Under the old venue statutes, venue for this case would have been determined by the general venue statute of Section 508.010, RSMo, specifically the former subsection (4), which addressed suits by summons where “all the defendants are non-residents of the state.”  Here, all of the defendants are non-residents.   The individual defendants were Kansas residents, and the corporate defendant was a foreign corporation with no registered agent in the state, which rendered it a non-resident because “[a]n unregistered foreign corporation does not have a ‘residence’ under the statutes.”  State ex rel. England v. Koehr, 849 S.W.2d 168 (Mo.
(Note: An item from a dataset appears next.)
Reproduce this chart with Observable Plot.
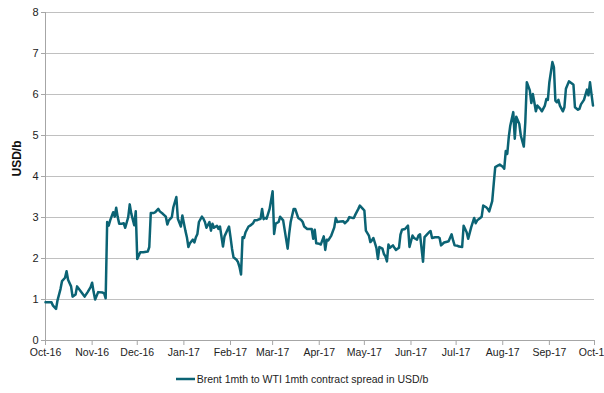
<!DOCTYPE html>
<html><head><meta charset="utf-8">
<script src="https://cdn.jsdelivr.net/npm/d3@7"></script>
<script src="https://cdn.jsdelivr.net/npm/@observablehq/plot@0.6"></script>
<style>
body{margin:0;background:#fff;font-family:"Liberation Sans",Arial,sans-serif;overflow:hidden;width:604px}
#legend{height:28px;display:flex;justify-content:center;align-items:center;font-size:10.5px;color:#222}
</style></head><body>
<div id="chart"></div>
<div id="legend"></div>
<script>
const seriesName = "Brent 1mth to WTI 1mth contract spread in USD/b";
const yLabel = "USD/b";
const yTicks = [0,1,2,3,4,5,6,7,8];
const xStart = "2016-10-01", xEnd = "2017-10-01";
const dates = [
"2016-10-01","2016-10-05","2016-10-06","2016-10-08","2016-10-09","2016-10-11","2016-10-12","2016-10-14","2016-10-15","2016-10-16",
"2016-10-18","2016-10-19","2016-10-21","2016-10-22","2016-10-24","2016-10-26","2016-10-27","2016-10-29","2016-10-31","2016-11-01",
"2016-11-02","2016-11-03","2016-11-05","2016-11-08","2016-11-09","2016-11-10","2016-11-11","2016-11-12","2016-11-13","2016-11-15",
"2016-11-16","2016-11-17","2016-11-18","2016-11-19","2016-11-21","2016-11-22","2016-11-23","2016-11-25","2016-11-26","2016-11-27",
"2016-11-29","2016-11-30","2016-12-01","2016-12-03","2016-12-05","2016-12-08","2016-12-09","2016-12-10","2016-12-12","2016-12-13",
"2016-12-15","2016-12-16","2016-12-18","2016-12-20","2016-12-21","2016-12-22","2016-12-24","2016-12-25","2016-12-27","2016-12-28",
"2016-12-30","2016-12-31","2017-01-02","2017-01-03","2017-01-04","2017-01-05","2017-01-07","2017-01-08","2017-01-09","2017-01-10",
"2017-01-11","2017-01-13","2017-01-14","2017-01-15","2017-01-16","2017-01-18","2017-01-19","2017-01-20","2017-01-21","2017-01-23",
"2017-01-24","2017-01-25","2017-01-27","2017-01-28","2017-01-31","2017-02-01","2017-02-02","2017-02-03","2017-02-05","2017-02-06",
"2017-02-07","2017-02-08","2017-02-09","2017-02-10","2017-02-11","2017-02-13","2017-02-14","2017-02-16","2017-02-17","2017-02-18",
"2017-02-19","2017-02-21","2017-02-22","2017-02-23","2017-02-24","2017-02-25","2017-02-27","2017-03-01","2017-03-02","2017-03-03",
"2017-03-05","2017-03-06","2017-03-08","2017-03-11","2017-03-12","2017-03-13","2017-03-15","2017-03-16","2017-03-18","2017-03-20",
"2017-03-21","2017-03-22","2017-03-24","2017-03-26","2017-03-27","2017-03-28","2017-03-29","2017-03-30","2017-04-01","2017-04-02",
"2017-04-04","2017-04-05","2017-04-06","2017-04-07","2017-04-09","2017-04-11","2017-04-12","2017-04-13","2017-04-15","2017-04-17",
"2017-04-18","2017-04-20","2017-04-21","2017-04-23","2017-04-24","2017-04-25","2017-04-27","2017-04-28","2017-04-30","2017-05-01",
"2017-05-02","2017-05-03","2017-05-04","2017-05-05","2017-05-06","2017-05-07","2017-05-09","2017-05-10","2017-05-11","2017-05-13",
"2017-05-14","2017-05-15","2017-05-16","2017-05-17","2017-05-18","2017-05-20","2017-05-21","2017-05-22","2017-05-24","2017-05-25",
"2017-05-26","2017-05-28","2017-05-29","2017-05-30","2017-05-31","2017-06-02","2017-06-03","2017-06-05","2017-06-06","2017-06-07",
"2017-06-09","2017-06-10","2017-06-12","2017-06-13","2017-06-14","2017-06-15","2017-06-17","2017-06-19","2017-06-20","2017-06-21",
"2017-06-23","2017-06-25","2017-06-26","2017-06-28","2017-06-29","2017-06-30","2017-07-02","2017-07-03","2017-07-05","2017-07-06",
"2017-07-07","2017-07-08","2017-07-09","2017-07-11","2017-07-13","2017-07-14","2017-07-15","2017-07-17","2017-07-18","2017-07-19",
"2017-07-21","2017-07-22","2017-07-23","2017-07-25","2017-07-26","2017-07-27","2017-07-29","2017-07-30","2017-08-01","2017-08-02",
"2017-08-03","2017-08-04","2017-08-05","2017-08-06","2017-08-08","2017-08-09","2017-08-10","2017-08-12","2017-08-13","2017-08-15",
"2017-08-16","2017-08-17","2017-08-19","2017-08-20","2017-08-21","2017-08-22","2017-08-23","2017-08-24","2017-08-26","2017-08-27",
"2017-08-29","2017-08-30","2017-08-31","2017-09-01","2017-09-03","2017-09-04","2017-09-05","2017-09-06","2017-09-07","2017-09-08",
"2017-09-10","2017-09-11","2017-09-12","2017-09-14","2017-09-16","2017-09-17","2017-09-18","2017-09-20","2017-09-21","2017-09-22",
"2017-09-24","2017-09-26","2017-09-27","2017-09-28","2017-09-29","2017-09-30"
];
const values = [
0.93,0.93,0.85,0.77,0.98,1.26,1.45,1.53,1.69,1.48,
1.32,1.07,1.12,1.32,1.22,1.12,1.07,1.18,1.30,1.41,
1.18,1.00,1.18,1.17,1.15,1.03,2.89,2.80,2.93,3.13,
3.02,3.24,3.01,2.85,2.85,2.86,2.75,3.01,3.32,3.10,
2.81,3.15,1.99,2.15,2.15,2.17,2.28,3.11,3.11,3.13,
3.21,3.15,3.09,3.02,2.83,2.93,3.01,3.25,3.50,2.97,
2.78,3.05,2.68,2.52,2.28,2.37,2.46,2.39,2.52,2.60,
2.89,3.02,2.97,2.89,2.75,2.89,2.68,2.85,2.75,2.80,
2.72,2.78,2.29,2.54,2.78,2.52,2.24,2.03,1.97,1.91,
1.79,1.61,2.52,2.50,2.64,2.78,2.80,2.86,2.93,2.93,
2.94,2.97,3.21,2.96,2.99,2.97,3.21,3.64,2.60,2.85,
2.89,3.02,2.93,2.24,2.60,2.89,3.21,3.21,2.99,2.94,
2.89,2.78,2.72,2.72,2.72,2.48,2.70,2.37,2.36,2.34,
2.54,2.21,2.46,2.44,2.56,2.76,2.99,2.89,2.90,2.91,
2.86,2.93,3.01,2.99,2.99,3.07,3.21,3.29,3.21,3.17,
2.68,2.62,2.56,2.40,2.44,2.50,2.26,1.99,2.28,2.24,
2.11,2.05,1.93,2.34,2.26,2.32,2.26,2.21,2.26,2.58,
2.70,2.72,2.76,2.80,2.28,2.56,2.50,2.46,2.56,2.59,
1.92,2.52,2.60,2.64,2.67,2.50,2.52,2.52,2.50,2.32,
2.39,2.41,2.42,2.59,2.44,2.32,2.31,2.29,2.28,2.80,
2.72,2.64,2.48,2.76,2.99,2.86,2.93,2.99,3.02,3.29,
3.25,3.21,3.15,3.40,3.82,4.23,4.27,4.29,4.24,4.19,
4.62,4.55,4.96,5.24,5.57,4.92,5.46,5.28,5.00,4.73,
5.33,6.30,6.10,5.79,6.01,5.81,5.59,5.73,5.65,5.59,
5.73,5.89,5.87,6.30,6.79,6.67,5.85,5.81,5.87,5.73,
5.59,5.69,6.14,6.32,6.27,6.24,5.69,5.63,5.65,5.76,
5.87,6.12,5.98,6.30,6.01,5.73
];

const parse = d3.utcParse("%Y-%m-%d");
const data = dates.map((d, i) => ({date: parse(d), value: values[i]}));
const x0 = parse(xStart), x1 = parse(xEnd);
const monthTicks = d3.utcMonth.range(x0, d3.utcDay.offset(x1, 1));
const lineColor = "#0b6374";
const gridColor = "#c0c0c0";
const axisColor = "#a6a6a6";

const chart = Plot.plot({
  width: 604, height: 365,
  marginLeft: 45, marginRight: 10, marginTop: 12, marginBottom: 25,
  style: {fontFamily: "'Liberation Sans', Arial, sans-serif", fontSize: "10.5px", color: "#222", background: "#fff"},
  x: {type: "utc", domain: [x0, x1], label: null},
  y: {domain: [0, 8], label: null},
  marks: [
    Plot.gridY(yTicks, {stroke: gridColor, strokeOpacity: 1}),
    Plot.ruleX([x0], {stroke: axisColor}),
    Plot.ruleY([0], {stroke: axisColor}),
    Plot.axisY(yTicks, {tickSize: 4, tickPadding: 3, stroke: axisColor, label: null, fontSize: 11}),
    Plot.axisX(monthTicks, {tickFormat: d3.utcFormat("%b-%y"), tickSize: 5, tickPadding: 3, stroke: axisColor, label: null}),
    Plot.lineY(data, {x: "date", y: "value", stroke: lineColor, strokeWidth: 2.5}),
    Plot.text([yLabel], {frameAnchor: "left", dx: -28, rotate: -90, fontWeight: "bold", fontSize: 12, fill: "#111"})
  ]
});
document.getElementById("chart").appendChild(chart);

const legend = document.getElementById("legend");
legend.innerHTML = `<svg width="19" height="4" style="display:block"><line x1="0" x2="19" y1="2" y2="2" stroke="${lineColor}" stroke-width="2.5"/></svg><span style="margin-left:2px">${seriesName}</span>`;
</script>
</body></html>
App. 1993).  Under the former venue statute, venue would have been proper “in any county in this state” given the defendants involved.  Thus, the plaintiffs would have been free to file suit in Jackson County as they did in the

[1] According to the opinion, a Missouri LLC with a registered agent in Jackson County also was a defendant when the case first was filed.  The LLC was dismissed voluntarily, and the Court did not consider it or its presence in the case when determining venue.  Consequently, its presence in and impact on the case will not be addressed further.

Under the current venue statute, Section 508.010, RSMo, when suit is brought for injuries that occur outside the State of Missouri, venue is proper in the county where the corporate defendant has its registered agent, where an individual defendant has his or her principal place of residence, or where the plaintiff has his or her principal place of residence—none of which existed in this case because none of the parties had a residence in Missouri.  The Court recognized that the situation at hand, i.e., a tort filed by non-resident plaintiffs for injuries that occurred outside the state against a mix of non-resident individual defendants and a foreign corporation with no registered agent in the state, is not addressed by the current venue statute.  Consequently, the Court held that venue was proper in any county in Missouri, and the plaintiffs were free to litigate their claims in Jackson County, their preferred venue.

The clear implication of the holding is that, in instances like this that are not covered or addressed by the express terms of the venue statutes, venue is proper in any Missouri county.

The Missouri Supreme Court denied transfer last fall, so the case is now binding precedent—at least in the Western District.  There can be little doubt that the legislature did not intend a result like this when it revised the venue statute nearly a decade ago; the Court even tacitly acknowledged that fact when it noted that the changes in venue were made to reduce forum-shopping by plaintiffs.  Thus, it is not inconceivable that either the Eastern District or Southern District may decline to follow the holding, necessitating a resolution by the Missouri Supreme Court or the legislature.

In the meantime, plaintiffs should examine and consider whether the circumstances of a case allow them to escape the restrictions of the venue statute in order to gain greater venue options.  Foreign corporations (a term that, if not clear, refers to corporations incorporated in states other than Missouri and not simply to corporations from other countries) should consider designating a registered agent for service of process in Missouri to limit the venues in which they may reasonably be expected to defend a case.

It is worth noting that this gap in the law, i.e., the lack of a prescribed venue for a tort filed by a non-resident plaintiff who was first injured outside the state against a mix of foreign corporation and non-resident individual defendants, was recognized by Professor David Achtenberg (among others, presumably).  See David Jacks Achtenberg, Venue in Missouri after Tort Reform, 75 UMKC L. REV. 593 (2007).  Moreover, he foresaw the very resolution reached by the Court.